Glasspack mufflers (also called 'cannons' or 'hotdogs') are straight-through design mufflers that consist of an inner perforated tube, an outer solid tube, and fibreglass sound insulation between the two tubes. They often have less back pressure than original equipment mufflers, but are relatively ineffective at reducing sound levels. Another common type of muffler is the chambered muffler, which consists of a series of concentric or eccentric pipes inside the expansion chamber cavity. These pipes allow sound to travel into them and cause the sound waves to bounce off the closed, flat, ends of the pipe. These reflections partially cancel each other out, reducing the sound level.
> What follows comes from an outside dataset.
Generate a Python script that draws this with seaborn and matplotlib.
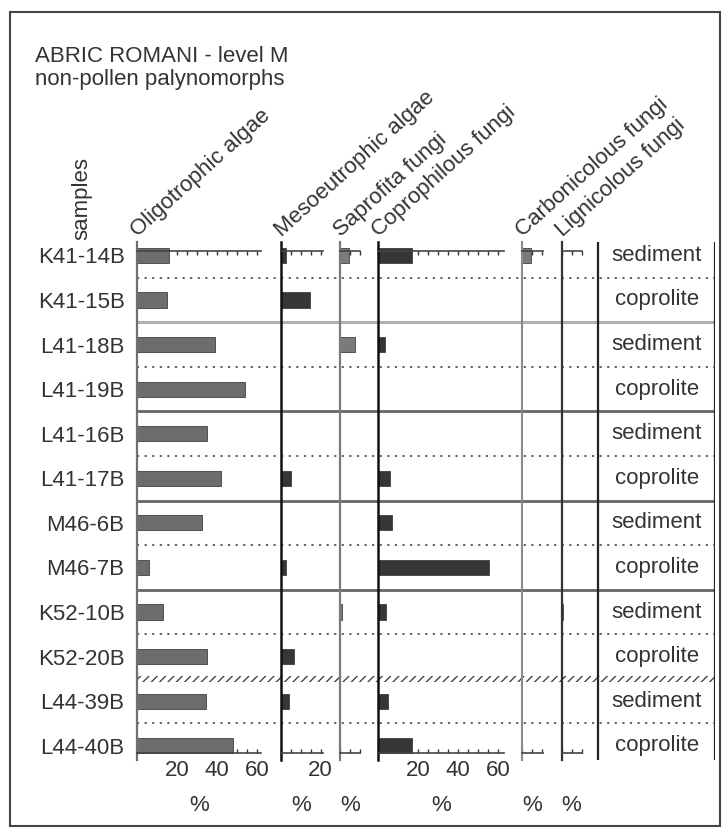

Resonators are sections of pipe that expand to a larger diameter and allow the sound waves to reflect off the walls and cancel out, therefore reducing the noise level. Resonators can be used inside mufflers, or also as separate components in an exhaust system.

Tailpipe and exhaust

With trucks, sometimes the silencer is crossways under the front of the cab and its tailpipe blows sideways to the offside (right side if driving on the left, left side if driving on the right).  The side of a passenger car on which the exhaust exits beneath the rear bumper usually indicates the market for which the vehicle was designed, i.e. Japanese (and some older British) vehicles have exhausts on the right so they are furthest from the curb in countries which drive on the left, while European vehicles have exhausts on the left.

The end of the final length of exhaust pipe where it vents to open air, generally the only visible part of the exhaust system part on a vehicle, often ends with just a straight or angled cut, but may include a fancy tip. The tip is sometimes chromed. It is often of larger pipe than the rest of the exhaust system. This produces a final reduction in pressure and is sometimes used to enhance the appearance of the car.

In the late 1950s in the United States manufacturers had a fashion in car styling to form the rear bumper with a hole at each end through which the exhaust would pass. Two outlets symbolized V-8 power, and only the most expensive cars (Cadillac, Lincoln, Imperial, Packard) were fitted with this design. One justification for this was that luxury cars in those days had such a long rear overhang that the exhaust pipe scraped the ground when the car traversed ramps. The fashion disappeared after customers noted that the rear end of the car is a low-pressure area that collected soot from the exhaust and its acidic content ate into the chrome-plated rear bumper.

When a bus, truck or tractor or excavator has a vertical exhaust pipe (called stacks or pipes behind the cab), sometimes the end is curved, or has a hinged cover flap which the gas flow blows out of the way, to try to prevent foreign objects (including turds from a bird perching on the exhaust pipe when the vehicle is not being used) getting inside the exhaust pipe.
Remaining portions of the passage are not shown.